Juan Carlos Álvarez

Personal information
- Full name: Juan Carlos Álvarez Cárdenas
- Date of birth: 14 February 1966 (age 59)
- Place of birth: Medellín, Colombia
- Position: Midfielder

Youth career
- 1983–1986: Atlético Nacional
- 1987: Independiente Medellín

Senior career*
- Years: Team / Apps / (Gls)
- 1988–1989: Cúcuta Deportivo
- 1991–1993: Deportivo Rionegro
- 1994–1996: Deportivo Antioquia
- 1997: Deportes Quindío
- 1998: Atlético Bucaramanga
- 1999: Cúcuta Deportivo

Managerial career
- 2002–2003: Florida Soccer (youth)
- 2004–2005: Florida Soccer (assistant)
- 2006–2008: Deportivo Rionegro (assistant)
- 2009–2013: Envigado (assistant)
- 2013–2014: Independiente Medellín (assistant)
- 2016–2018: Leones
- 2019: Unión Magdalena (assistant)
- 2024: Boyacá Chicó (assistant)
- 2024–2025: Boyacá Chicó

= Juan Carlos Álvarez (Colombian footballer) =

Colombian footballer and manager (born 1966)

Juan Carlos Álvarez Cárdenas (born 14 February 1966) is a Colombian football manager and former player who played as a midfielder.

==Playing career==
Born in Medellín, Álvarez represented Atlético Nacional and Independiente Medellín as a youth, but made his senior debut with Cúcuta Deportivo in 1988. After his contract ended in 1989, he worked at the Banco Cafetero before returning to football in 1991 with Deportivo Rionegro.

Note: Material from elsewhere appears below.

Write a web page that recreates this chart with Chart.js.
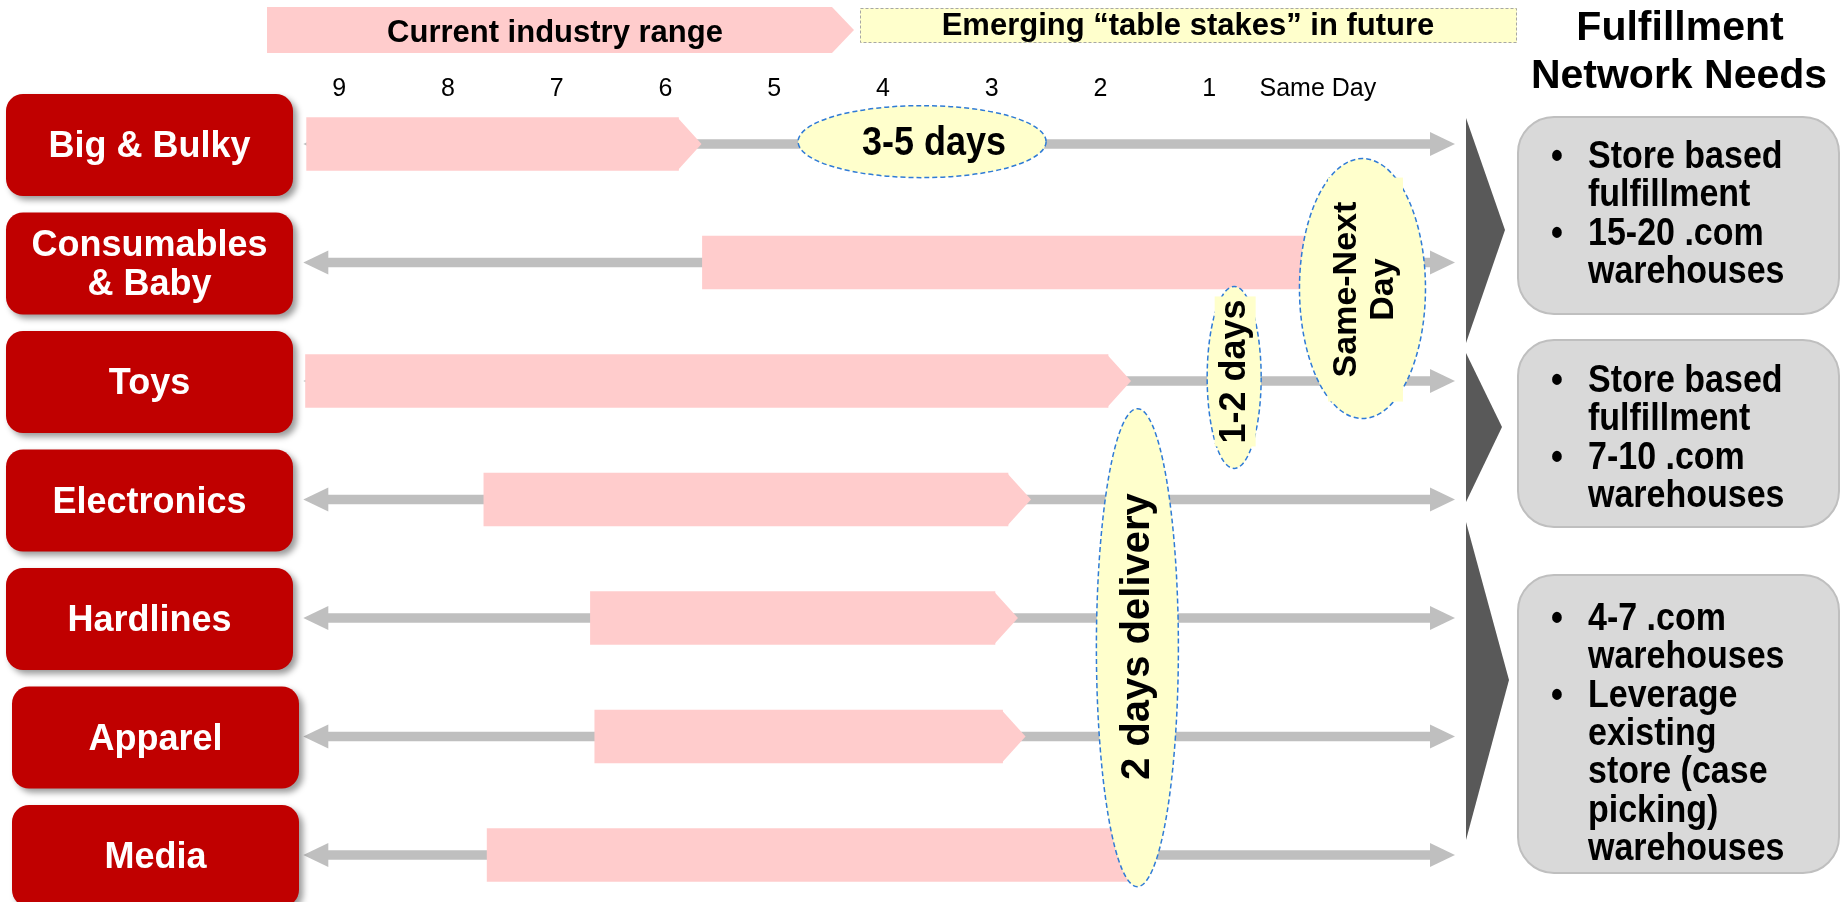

Álvarez subsequently played for Deportivo Antioquia, Deportes Quindío and Atlético Bucaramanga before retiring with Cúcuta in 1999.

==Managerial career==
After retiring, Álvarez studied in the Cooperative University of Colombia before joining Florida Soccer as a manager of the under-15 squad. In 2004, he became the assistant of Carlos Pachamé at Antioquia, before joining Óscar Aristizábal's staff at Rionegro under the same role in 2006.

Álvarez followed Aristizábal's staff to Envigado in 2009, also as an assistant. In the following year, he remained at the club despite the managerial change with Pedro Sarmiento, and subsequently followed him to Independiente Medellín.

In December 2015, after spending the previous year travelling in Spain, Álvarez became the manager of Categoría Primera B side Leones. He led the club to a first-ever promotion to the top tier in 2017,

Álvarez left Leones by mutual consent on 24 August 2018, with the club sitting bottom of the table. In the following year, he rejoined Sarmiento's staff at Unión Magdalena, returning to an assistant role.

In March 2022, Álvarez was appointed manager of the Antioquia regional team. He was also an assistant of Jhon Jaime Gómez at Boyacá Chicó in 2024, before becoming manager of the club on 27 October of that year. Álvarez was sacked by Boyacá Chicó on 23 February 2025.